The search for the real deal is cited as one of the factors driving the startling results of a Variety survey last year that asked 1,500 Americans ages 13-18 to rank 20 media personalities in approachability, authenticity, and other criteria that were considered aspects of their overall influence. The top 5—and 6 of the top 10—were YouTube stars, outranking household names such as Jennifer Lawrence, Katy Perry, and Johnny Depp. According to survey comments, teens responded better to the less filtered, more candid style of YouTubers versus the polished personas of Hollywood celebrities.
Further evidence of a changing of the guard was seen last year, when Disney, one of the oldest of the old-line media companies, forked over nearly $500 million to acquire Maker Studios, a multichannel network that attracts more than 11 billion monthly views across its 55,000 YouTube channels (its stable of stars includes PewDiePie, a 25-year-old Swedish video gamer with YouTube’s highest number of subscribers). In 2013, DreamWorks Animation acquired AwesomenessTV (with Hearst jumping in for an $81 million stake last December); in March, Verizon announced it will partner with the duo that brought you Shrek and Cheerleaders New Jersey to launch an online video service that promises more than 200 hours of original content a year. Verizon competitor AT&T has its own entry in the online streaming field with Otter Media, a joint venture with the Chernin Group. And industry observers agree that more acquisitions and partnerships in the years ahead will only accelerate the pace of change in a tech-heavy business that still, at its core, is driven by the age-old power of storytelling.

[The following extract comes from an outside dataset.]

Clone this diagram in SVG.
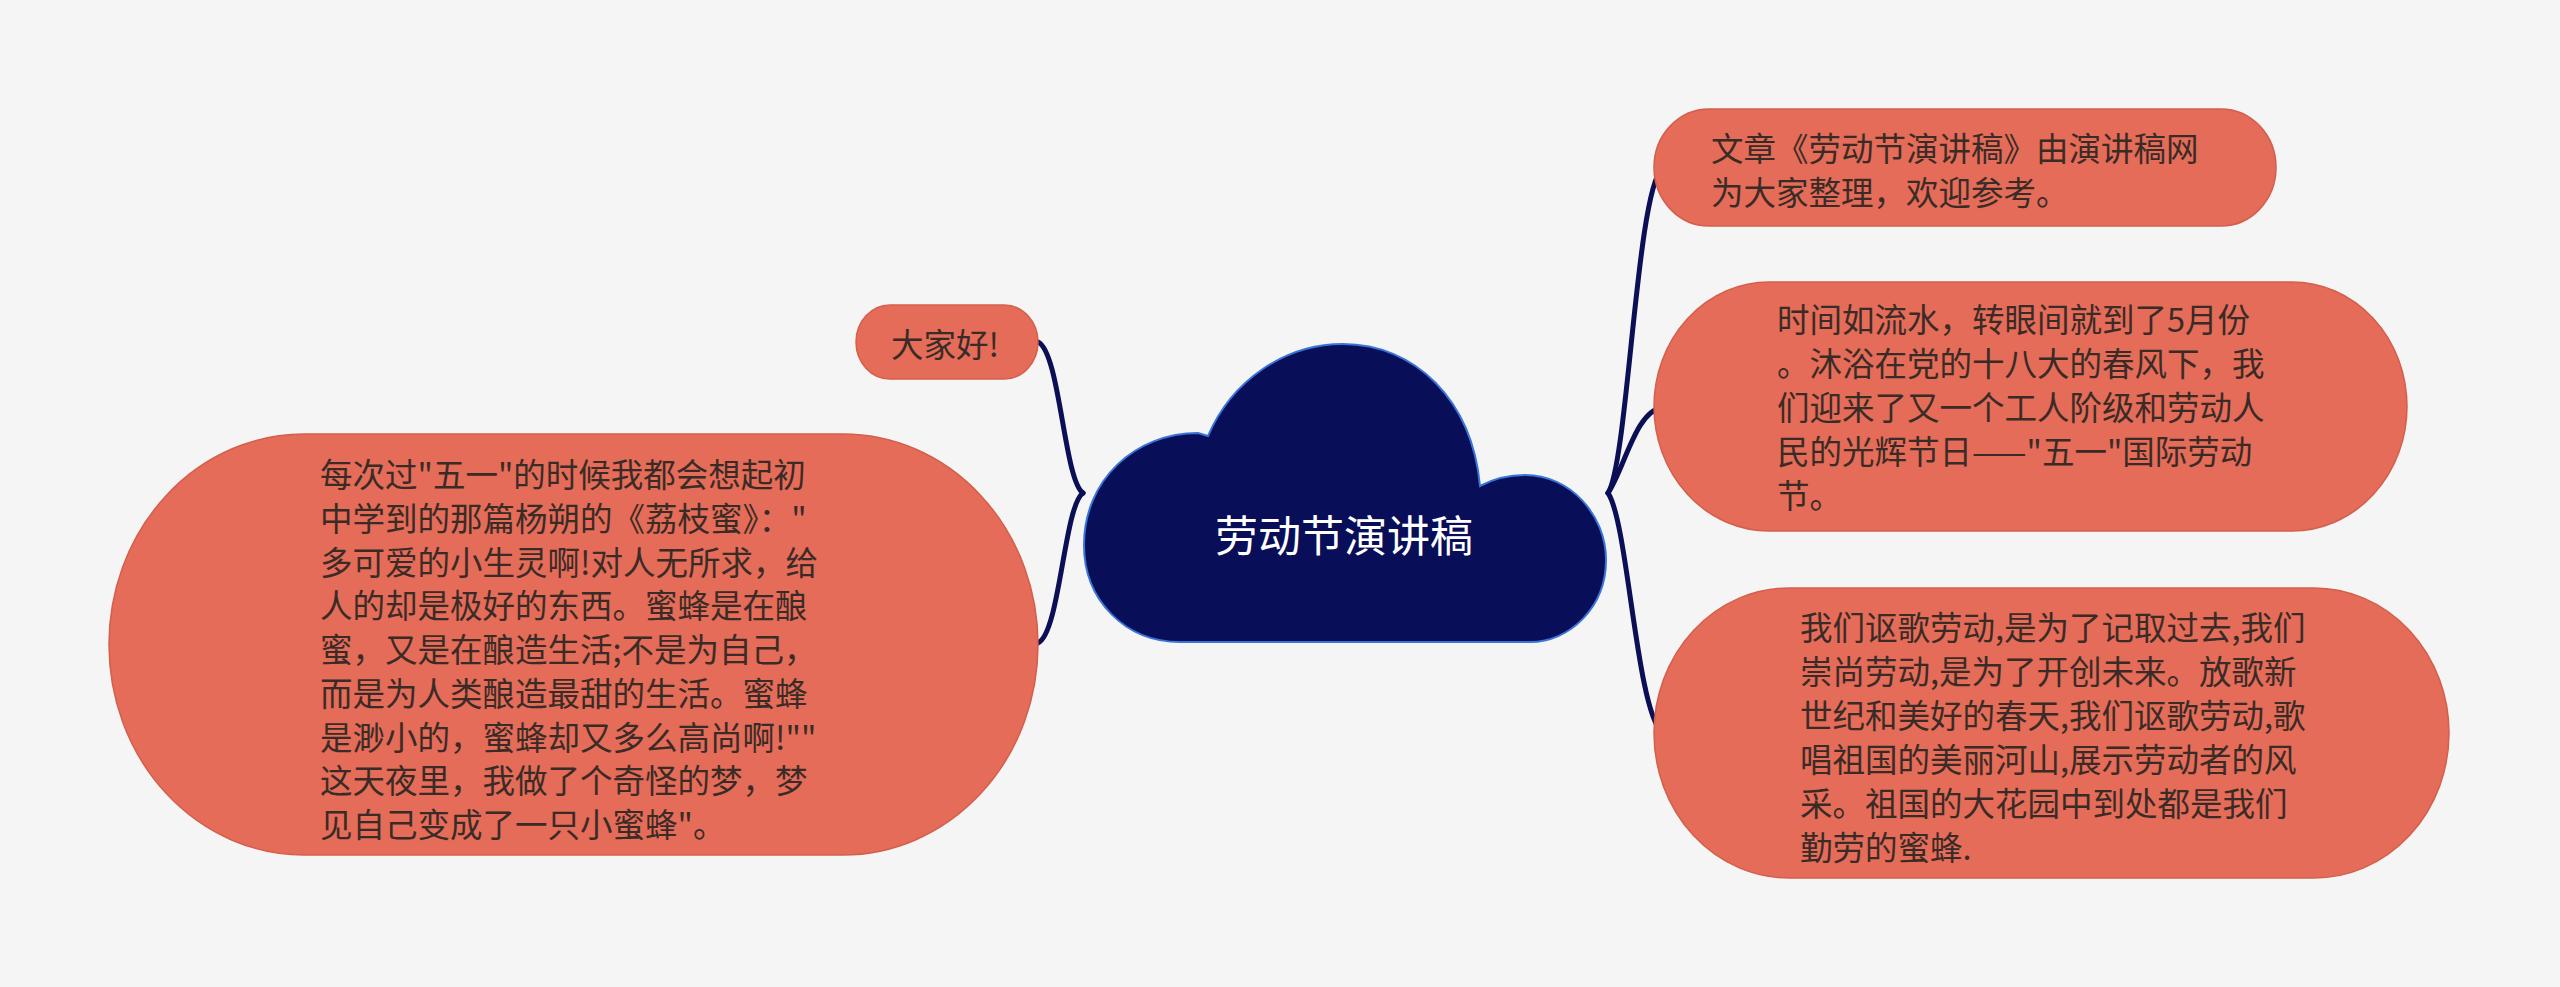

“The emotional bond that people have with content is so rich and so lasting that it feels like something more than a consumer product,” says Delph. “Sharing that experience with consumers creates a stickiness to the business that adds up to a bit more than just selling widgets,” he adds, expressing an opinion that holds whether the glow of the platform delivery system comes from a ghost-story campfire, a good old-fashioned TV, or a smartphone screen.